Short problem – Skip the pictures and extract all of the lines exactly as written.

Data lines –
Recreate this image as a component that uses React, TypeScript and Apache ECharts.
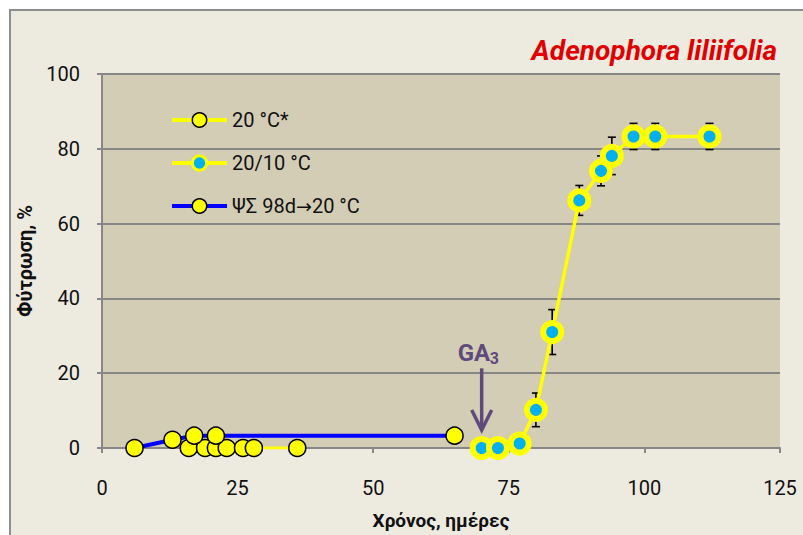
import { useEffect, useRef } from "react";
import * as echarts from "echarts";

const seriesNames = ["20 °C*", "20/10 °C", "ΨΣ 98d→20 °C"];

// 20 °C*
const constDays = [16, 19, 21, 23, 26, 28, 36];
const constGerm = [0, 0, 0, 0, 0, 0, 0];

// 20/10 °C
const altDays = [70, 73, 77, 80, 83, 88, 92, 94, 98, 102, 112];
const altGerm = [0, 0, 1.2, 10.2, 31, 66.2, 74.1, 78.1, 83.3, 83.3, 83.3];
const altErr = [0, 0, 0, 4.5, 6, 4, 4, 5, 3.5, 3.5, 3.5];

// ΨΣ 98d→20 °C
const wsDays = [6, 13, 17, 21, 65];
const wsGerm = [0, 2.2, 3.3, 3.3, 3.3];

const xMin = 0, xMax = 125, xStep = 25;
const yMin = 0, yMax = 100, yStep = 20;

const titleText = "Adenophora liliifolia";
const xName = "Χρόνος, ημέρες";
const yName = "Φύτρωση, %";
const gaDay = 70;
const gaTop = 21.3;
const gaTip = 4.8;

const FONT = "Roboto";
const AXIS_GRAY = "#878787";
const PURPLE = "#604A7B";

export default function App() {
  const ref = useRef<HTMLDivElement>(null);
  useEffect(() => {
    if (!ref.current) return;
    const chart = echarts.init(ref.current, null, { renderer: "svg" });
    const zip = (xs: number[], ys: number[]) => xs.map((x, i) => [x, ys[i]]);
    const errData = altDays.map((x, i) => [x, altGerm[i], altErr[i]]);
    chart.setOption({
      animation: false,
      backgroundColor: "#ffffff",
      textStyle: { fontFamily: FONT },
      title: {
        text: titleText,
        right: 21,
        top: 31,
        textStyle: {
          fontFamily: FONT,
          fontStyle: "italic",
          fontWeight: "bold",
          fontSize: 28,
          color: "#E00000",
        },
      },
      grid: {
        left: 102,
        top: 74,
        right: 23,
        bottom: 85,
        show: true,
        backgroundColor: "#D4CDB6",
        borderWidth: 0,
      },
      legend: {
        left: 165,
        top: 105,
        orient: "vertical",
        itemWidth: 55,
        itemHeight: 18,
        itemGap: 23,
        formatter: (name: string) => name.replace("→", "{a|→}"),
        textStyle: {
          fontFamily: FONT,
          fontSize: 20,
          color: "#111",
          rich: { a: { fontFamily: "DejaVu Sans", fontSize: 19, color: "#111" } },
        },
        data: [
          { name: seriesNames[0], itemStyle: { borderWidth: 1.5 }, lineStyle: { width: 4 } },
          { name: seriesNames[1], itemStyle: { borderWidth: 3 }, lineStyle: { width: 4 } },
          { name: seriesNames[2], itemStyle: { borderWidth: 1.5 }, lineStyle: { width: 4 } },
        ],
      },
      xAxis: {
        type: "value",
        min: xMin,
        max: xMax,
        interval: xStep,
        name: xName,
        nameLocation: "middle",
        nameGap: 63,
        nameTextStyle: { fontFamily: FONT, fontWeight: "bold", fontSize: 19, color: "#111" },
        axisLine: { show: true, lineStyle: { color: AXIS_GRAY, width: 2 } },
        axisTick: { show: true, length: 5, lineStyle: { color: AXIS_GRAY, width: 2 } },
        axisLabel: { fontFamily: FONT, fontSize: 20, color: "#111", margin: 30 },
        splitLine: { show: false },
      },
      yAxis: {
        type: "value",
        min: yMin,
        max: yMax,
        interval: yStep,
        name: yName,
        nameLocation: "middle",
        nameRotate: 90,
        nameGap: 62,
        nameTextStyle: { fontFamily: FONT, fontWeight: "bold", fontSize: 20, color: "#111" },
        axisLine: { show: true, lineStyle: { color: AXIS_GRAY, width: 2 } },
        axisTick: { show: true, length: 5, lineStyle: { color: AXIS_GRAY, width: 2 } },
        axisLabel: { fontFamily: FONT, fontSize: 20, color: "#111", margin: 22 },
        splitLine: { show: true, lineStyle: { color: AXIS_GRAY, width: 2 } },
      },
      graphic: [
        {
          id: "frame",
          type: "rect",
          z: -100,
          silent: true,
          shape: { x: 10, y: 10, width: 900, height: 700 },
          style: { fill: "#EDEAE0", stroke: "#8E8E8E", lineWidth: 2 },
        },
      ],
      series: [
        {
          type: "custom",
          name: "err",
          z: 2,
          data: errData,
          renderItem: (params: any, api: any) => {
            const x = api.value(0);
            const y = api.value(1);
            const e = api.value(2);
            if (!e) return null;
            const hi = api.coord([x, y + e]);
            const lo = api.coord([x, y - e]);
            const w = 4;
            const st = { stroke: "#000", lineWidth: 1.6 };
            return {
              type: "group",
              children: [
                { type: "line", shape: { x1: hi[0], y1: hi[1], x2: lo[0], y2: lo[1] }, style: st },
                { type: "line", shape: { x1: hi[0] - w, y1: hi[1], x2: hi[0] + w, y2: hi[1] }, style: st },
                { type: "line", shape: { x1: lo[0] - w, y1: lo[1], x2: lo[0] + w, y2: lo[1] }, style: st },
              ],
            };
          },
        },
        {
          type: "line",
          name: seriesNames[0],
          z: 3,
          data: zip(constDays, constGerm),
          symbol: "circle",
          symbolSize: 17,
          lineStyle: { color: "#FFFF00", width: 3 },
          itemStyle: { color: "#FFFF00", borderColor: "#000", borderWidth: 1.5 },
        },
        {
          type: "line",
          name: seriesNames[2],
          z: 4,
          data: zip(wsDays, wsGerm),
          symbol: "circle",
          symbolSize: 17,
          lineStyle: { color: "#0000FF", width: 4 },
          itemStyle: { color: "#FFFF00", borderColor: "#000", borderWidth: 1.5 },
        },
        {
          type: "line",
          name: seriesNames[1],
          z: 5,
          data: zip(altDays, altGerm),
          symbol: "circle",
          symbolSize: 18,
          lineStyle: { color: "#FFFF00", width: 3.5 },
          itemStyle: { color: "#00B0F0", borderColor: "#FFFF00", borderWidth: 6 },
        },
      ],
    });

    const top = chart.convertToPixel({ gridIndex: 0 }, [gaDay, gaTop]) as number[];
    const tip = chart.convertToPixel({ gridIndex: 0 }, [gaDay, gaTip]) as number[];
    chart.setOption({
      graphic: [
        {
          id: "gaLine",
          type: "line",
          z: 10,
          shape: { x1: top[0], y1: top[1], x2: tip[0], y2: tip[1] - 1 },
          style: { stroke: PURPLE, lineWidth: 3.5 },
        },
        {
          id: "gaHead",
          type: "polyline",
          z: 10,
          shape: { points: [[tip[0] - 10, tip[1] - 20], [tip[0], tip[1]], [tip[0] + 10, tip[1] - 20]] },
          style: { stroke: PURPLE, lineWidth: 3.5, fill: null },
        },
        {
          id: "gaText",
          type: "text",
          z: 10,
          x: tip[0] - 24,
          y: top[1] - 15,
          style: {
            text: "GA",
            fontFamily: FONT,
            fontWeight: "bold",
            fontSize: 24,
            fill: PURPLE,
            align: "left",
            verticalAlign: "middle",
          },
        },
        {
          id: "gaSub",
          type: "text",
          z: 10,
          x: tip[0] + 8,
          y: top[1] - 10,
          style: {
            text: "3",
            fontFamily: FONT,
            fontWeight: "bold",
            fontSize: 16,
            fill: PURPLE,
            align: "left",
            verticalAlign: "middle",
          },
        },
      ],
    });
    return () => chart.dispose();
  }, []);
  return (
    <div
      ref={ref}
      style={{ position: "absolute", left: 0, top: 0, width: 803, height: 535 }}
    />
  );
}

Task solution –
Recreate this image as a component that uses React, TypeScript and Apache ECharts.
import { useEffect, useRef } from "react";
import * as echarts from "echarts";

const seriesNames = ["20 °C*", "20/10 °C", "ΨΣ 98d→20 °C"];

// 20 °C*
const constDays = [16, 19, 21, 23, 26, 28, 36];
const constGerm = [0, 0, 0, 0, 0, 0, 0];

// 20/10 °C
const altDays = [70, 73, 77, 80, 83, 88, 92, 94, 98, 102, 112];
const altGerm = [0, 0, 1.2, 10.2, 31, 66.2, 74.1, 78.1, 83.3, 83.3, 83.3];
const altErr = [0, 0, 0, 4.5, 6, 4, 4, 5, 3.5, 3.5, 3.5];

// ΨΣ 98d→20 °C
const wsDays = [6, 13, 17, 21, 65];
const wsGerm = [0, 2.2, 3.3, 3.3, 3.3];

const xMin = 0, xMax = 125, xStep = 25;
const yMin = 0, yMax = 100, yStep = 20;

const titleText = "Adenophora liliifolia";
const xName = "Χρόνος, ημέρες";
const yName = "Φύτρωση, %";
const gaDay = 70;
const gaTop = 21.3;
const gaTip = 4.8;

const FONT = "Roboto";
const AXIS_GRAY = "#878787";
const PURPLE = "#604A7B";

export default function App() {
  const ref = useRef<HTMLDivElement>(null);
  useEffect(() => {
    if (!ref.current) return;
    const chart = echarts.init(ref.current, null, { renderer: "svg" });
    const zip = (xs: number[], ys: number[]) => xs.map((x, i) => [x, ys[i]]);
    const errData = altDays.map((x, i) => [x, altGerm[i], altErr[i]]);
    chart.setOption({
      animation: false,
      backgroundColor: "#ffffff",
      textStyle: { fontFamily: FONT },
      title: {
        text: titleText,
        right: 21,
        top: 31,
        textStyle: {
          fontFamily: FONT,
          fontStyle: "italic",
          fontWeight: "bold",
          fontSize: 28,
          color: "#E00000",
        },
      },
      grid: {
        left: 102,
        top: 74,
        right: 23,
        bottom: 85,
        show: true,
        backgroundColor: "#D4CDB6",
        borderWidth: 0,
      },
      legend: {
        left: 165,
        top: 105,
        orient: "vertical",
        itemWidth: 55,
        itemHeight: 18,
        itemGap: 23,
        formatter: (name: string) => name.replace("→", "{a|→}"),
        textStyle: {
          fontFamily: FONT,
          fontSize: 20,
          color: "#111",
          rich: { a: { fontFamily: "DejaVu Sans", fontSize: 19, color: "#111" } },
        },
        data: [
          { name: seriesNames[0], itemStyle: { borderWidth: 1.5 }, lineStyle: { width: 4 } },
          { name: seriesNames[1], itemStyle: { borderWidth: 3 }, lineStyle: { width: 4 } },
          { name: seriesNames[2], itemStyle: { borderWidth: 1.5 }, lineStyle: { width: 4 } },
        ],
      },
      xAxis: {
        type: "value",
        min: xMin,
        max: xMax,
        interval: xStep,
        name: xName,
        nameLocation: "middle",
        nameGap: 63,
        nameTextStyle: { fontFamily: FONT, fontWeight: "bold", fontSize: 19, color: "#111" },
        axisLine: { show: true, lineStyle: { color: AXIS_GRAY, width: 2 } },
        axisTick: { show: true, length: 5, lineStyle: { color: AXIS_GRAY, width: 2 } },
        axisLabel: { fontFamily: FONT, fontSize: 20, color: "#111", margin: 30 },
        splitLine: { show: false },
      },
      yAxis: {
        type: "value",
        min: yMin,
        max: yMax,
        interval: yStep,
        name: yName,
        nameLocation: "middle",
        nameRotate: 90,
        nameGap: 62,
        nameTextStyle: { fontFamily: FONT, fontWeight: "bold", fontSize: 20, color: "#111" },
        axisLine: { show: true, lineStyle: { color: AXIS_GRAY, width: 2 } },
        axisTick: { show: true, length: 5, lineStyle: { color: AXIS_GRAY, width: 2 } },
        axisLabel: { fontFamily: FONT, fontSize: 20, color: "#111", margin: 22 },
        splitLine: { show: true, lineStyle: { color: AXIS_GRAY, width: 2 } },
      },
      graphic: [
        {
          id: "frame",
          type: "rect",
          z: -100,
          silent: true,
          shape: { x: 10, y: 10, width: 900, height: 700 },
          style: { fill: "#EDEAE0", stroke: "#8E8E8E", lineWidth: 2 },
        },
      ],
      series: [
        {
          type: "custom",
          name: "err",
          z: 2,
          data: errData,
          renderItem: (params: any, api: any) => {
            const x = api.value(0);
            const y = api.value(1);
            const e = api.value(2);
            if (!e) return null;
            const hi = api.coord([x, y + e]);
            const lo = api.coord([x, y - e]);
            const w = 4;
            const st = { stroke: "#000", lineWidth: 1.6 };
            return {
              type: "group",
              children: [
                { type: "line", shape: { x1: hi[0], y1: hi[1], x2: lo[0], y2: lo[1] }, style: st },
                { type: "line", shape: { x1: hi[0] - w, y1: hi[1], x2: hi[0] + w, y2: hi[1] }, style: st },
                { type: "line", shape: { x1: lo[0] - w, y1: lo[1], x2: lo[0] + w, y2: lo[1] }, style: st },
              ],
            };
          },
        },
        {
          type: "line",
          name: seriesNames[0],
          z: 3,
          data: zip(constDays, constGerm),
          symbol: "circle",
          symbolSize: 17,
          lineStyle: { color: "#FFFF00", width: 3 },
          itemStyle: { color: "#FFFF00", borderColor: "#000", borderWidth: 1.5 },
        },
        {
          type: "line",
          name: seriesNames[2],
          z: 4,
          data: zip(wsDays, wsGerm),
          symbol: "circle",
          symbolSize: 17,
          lineStyle: { color: "#0000FF", width: 4 },
          itemStyle: { color: "#FFFF00", borderColor: "#000", borderWidth: 1.5 },
        },
        {
          type: "line",
          name: seriesNames[1],
          z: 5,
          data: zip(altDays, altGerm),
          symbol: "circle",
          symbolSize: 18,
          lineStyle: { color: "#FFFF00", width: 3.5 },
          itemStyle: { color: "#00B0F0", borderColor: "#FFFF00", borderWidth: 6 },
        },
      ],
    });

    const top = chart.convertToPixel({ gridIndex: 0 }, [gaDay, gaTop]) as number[];
    const tip = chart.convertToPixel({ gridIndex: 0 }, [gaDay, gaTip]) as number[];
    chart.setOption({
      graphic: [
        {
          id: "gaLine",
          type: "line",
          z: 10,
          shape: { x1: top[0], y1: top[1], x2: tip[0], y2: tip[1] - 1 },
          style: { stroke: PURPLE, lineWidth: 3.5 },
        },
        {
          id: "gaHead",
          type: "polyline",
          z: 10,
          shape: { points: [[tip[0] - 10, tip[1] - 20], [tip[0], tip[1]], [tip[0] + 10, tip[1] - 20]] },
          style: { stroke: PURPLE, lineWidth: 3.5, fill: null },
        },
        {
          id: "gaText",
          type: "text",
          z: 10,
          x: tip[0] - 24,
          y: top[1] - 15,
          style: {
            text: "GA",
            fontFamily: FONT,
            fontWeight: "bold",
            fontSize: 24,
            fill: PURPLE,
            align: "left",
            verticalAlign: "middle",
          },
        },
        {
          id: "gaSub",
          type: "text",
          z: 10,
          x: tip[0] + 8,
          y: top[1] - 10,
          style: {
            text: "3",
            fontFamily: FONT,
            fontWeight: "bold",
            fontSize: 16,
            fill: PURPLE,
            align: "left",
            verticalAlign: "middle",
          },
        },
      ],
    });
    return () => chart.dispose();
  }, []);
  return (
    <div
      ref={ref}
      style={{ position: "absolute", left: 0, top: 0, width: 803, height: 535 }}
    />
  );
}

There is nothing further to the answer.